The most elaborate burial was that of King Tut. His mummy was inside several layers of container. There were three coffins each inside the other (like Babushka dolls) with the innermost coffin made entirely out of solid gold. The coffins lay inside a stone sarcophagus which rested inside four box-like shrines, each gilded and heavily decorated along with spells from the Book of the Dead inside.

Tutankhamun may have been only 19 when he died but he was instrumental in restoring the old gods which were banished by his father, Akhenanten, who only wanted to have one god for the royal court. All sorts of deities were worshipped by the Egyptians but the most powerful god was the sun god, Ra, who travelled across the sky in his sun-boat bringing warmth and light to the people.

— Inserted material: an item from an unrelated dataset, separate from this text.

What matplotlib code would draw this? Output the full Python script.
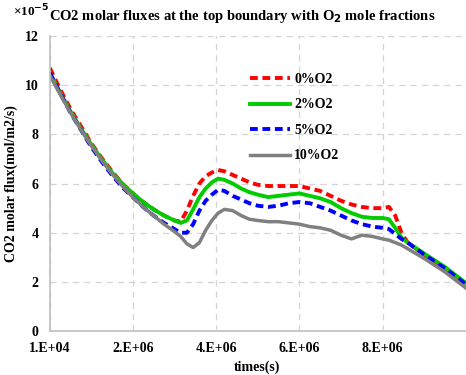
import matplotlib
matplotlib.use('Agg')
import matplotlib.pyplot as plt

plt.rcParams['font.family'] = ['Liberation Serif', 'DejaVu Serif']
plt.rcParams['font.weight'] = 'bold'

# time in units of 1e6 s, fluxes in units of 1e-5 mol/m2/s
times = [0.01, 0.25, 0.5, 0.75, 1.0, 1.25, 1.5, 1.75, 2.0, 2.25, 2.5, 2.75,
         3.0, 3.15, 3.3, 3.45, 3.6, 3.75, 3.9, 4.05, 4.2, 4.4, 4.6, 4.8,
         5.0, 5.25, 5.5, 5.75, 6.0, 6.25, 6.5, 6.75, 7.0, 7.25, 7.5, 7.75,
         8.0, 8.15, 8.3, 8.45, 8.6, 9.0, 9.5, 10.0]

flux_0 = [10.7, 9.85, 9.05, 8.35, 7.65, 7.05, 6.5, 6.0, 5.6, 5.25, 4.95, 4.7,
          4.5, 4.45, 4.9, 5.5, 6.0, 6.3, 6.45, 6.55, 6.5, 6.35, 6.2, 6.05,
          5.95, 5.9, 5.9, 5.9, 5.9, 5.8, 5.7, 5.5, 5.3, 5.15, 5.05, 5.0,
          5.0, 5.05, 4.7, 4.0, 3.6, 3.1, 2.55, 1.95]
flux_2 = [10.5, 9.7, 8.95, 8.25, 7.6, 7.0, 6.45, 6.0, 5.6, 5.25, 4.95, 4.7,
          4.5, 4.4, 4.5, 4.95, 5.45, 5.8, 6.05, 6.2, 6.15, 6.0, 5.8, 5.65,
          5.55, 5.45, 5.5, 5.55, 5.6, 5.5, 5.4, 5.25, 5.0, 4.8, 4.65, 4.6,
          4.6, 4.55, 4.2, 3.8, 3.6, 3.15, 2.6, 1.95]
flux_5 = [10.5, 9.7, 8.9, 8.2, 7.5, 6.9, 6.35, 5.85, 5.45, 5.05, 4.7, 4.4,
          4.15, 4.0, 4.0, 4.35, 4.9, 5.3, 5.55, 5.75, 5.7, 5.5, 5.35, 5.2,
          5.1, 5.05, 5.1, 5.2, 5.25, 5.2, 5.05, 4.9, 4.7, 4.5, 4.35, 4.25,
          4.2, 4.15, 3.95, 3.75, 3.6, 3.1, 2.55, 1.9]
flux_10 = [10.4, 9.65, 8.9, 8.2, 7.55, 6.95, 6.4, 5.9, 5.45, 5.05, 4.7, 4.35,
           4.05, 3.85, 3.55, 3.4, 3.6, 4.1, 4.5, 4.8, 4.95, 4.9, 4.7, 4.55,
           4.5, 4.45, 4.45, 4.4, 4.35, 4.25, 4.2, 4.1, 3.9, 3.75, 3.9, 3.85,
           3.75, 3.7, 3.6, 3.5, 3.35, 2.95, 2.4, 1.75]

labels = ['0%O2', '2%O2', '5%O2', '10%O2']
xtick_vals = [0.01, 2, 4, 6, 8]
xtick_labels = ['1.E+04', '2.E+06', '4.E+06', '6.E+06', '8.E+06']

fig = plt.figure(figsize=(4.66, 3.75), dpi=100)
ax = fig.add_axes([0.107, 0.117, 0.893, 0.787])

ax.plot(times, flux_0, color='#FF0000', lw=2.8, ls=(0, (2.0, 1.2)), label=labels[0])
ax.plot(times, flux_2, color='#00CC00', lw=2.8, label=labels[1])
ax.plot(times, flux_5, color='#0000FF', lw=2.8, ls=(0, (2.0, 1.2)), label=labels[2])
ax.plot(times, flux_10, color='#808080', lw=2.5, label=labels[3])

ax.set_xlim(0.01, 10.0)
ax.set_ylim(0, 12)
ax.set_xticks(xtick_vals)
ax.set_xticklabels(xtick_labels)
ax.set_yticks(range(0, 13, 2))
ax.tick_params(length=0, labelsize=10, pad=8)
for lab in ax.get_xticklabels() + ax.get_yticklabels():
    lab.set_fontweight('bold')

ax.grid(True, color='#D4D4D4', ls=(0, (5, 4)), lw=0.9)
for side in ['top', 'right']:
    ax.spines[side].set_visible(False)
for side in ['left', 'bottom']:
    ax.spines[side].set_color('#BFBFBF')
    ax.spines[side].set_linewidth(1.2)

ax.set_xlabel('times(s)', fontsize=10, fontweight='bold')
ax.set_ylabel('CO2 molar flux(mol/m2/s)', fontsize=10, fontweight='bold')
ax.xaxis.set_label_coords(0.498, -0.122)
ax.yaxis.set_label_coords(-0.092, 0.5)
ax.xaxis.label.set_va('center')
ax.yaxis.label.set_va('center')

fig.text(0.105, 0.955, 'CO2 molar fluxes at the top boundary with O$_\\mathbf{2}$ mole fractions',
         fontsize=10.5, fontweight='bold', va='center', ha='left')
fig.text(0.028, 0.972, '\u00d710$^{\\mathbf{-5}}$', fontsize=9.5, fontweight='bold',
         va='center', ha='left')

leg = ax.legend(loc='upper left', bbox_to_anchor=(0.48, 0.875), frameon=False,
                fontsize=10, handlelength=2.9, labelspacing=0.9, handletextpad=0.3,
                borderpad=0, borderaxespad=0)

fig.savefig('out.png', dpi=100)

One of the most influential stories in ancient Egyptian mythology was that of two brothers, Osiris (god of the underworld and afterlife) and Set (god of chaos). Osiris was once a Pharaoh and married to Isis (goddess of life and magic). Together they had a son Horus. Set wanted the throne and to rule Egypt. He tricked Osiris into climbing in a chest which Set then sealed shut and tossed down the Nile. Isis went searching for Osiris and when she found him he was already dead. She resurrected Osiris but he was neither dead nor alive, thereby forcing him to retreat to the underworld and become the king of the dead. Once Horus was fully grown, he set out to avenge his father and claim the throne. A battle ensued in which Horus lost his left eye but won the battle vanquishing Set. The eye became known as the “Eye of Horus” symbolising protection, royal power and good health.

Other famous pharaohs and queens who left their mark were:

  • Hatshepsut – she ruled for 20 years supposedly on behalf of her stepson but eventually declared herself a Pharaoh and even started wearing a beard which was a sign of royalty. She was a great ruler re-establishing trade routes and maintaining an extended period of peace.
  • Akhenaten – was the father of Tutankhamun, who abolished all the gods, closed all the temples and decreed only one sun-god, Aten.
  • Nefertiti – was the wife of Akhenaten and a strong influence supporting monotheism. Her bust is widely recognised with her tall cap-crown and widely contested as to who owns it.
  • Ramesses II – he reigned for 67 years and had 96 children. He built a huge number of monuments and temples that nearly bankrupted the throne and unabashedly declared himself a god.
  • Cleopatra – she was the last active ruler of Egypt. Politically savvy she brought peace and prosperity to the people. When she heard that her lover, Marc Antony, was dead she took her own life. With her death the Egyptian empire came to an end.

Deep within its sands, both Saqqara and Giza Necropolis’ hold many more secrets yet to be uncovered. Ancient Egypt was an extraordinary civilisation. It was able to adapt to the conditions of the Nile river, build pyramids and other great works with great precision and had to invent many things for themselves like writing, mathematics, metallurgy, paper (the papyrus) and anything else they needed to function as a society. They laid the foundations to many things that were improved upon by later civilisations.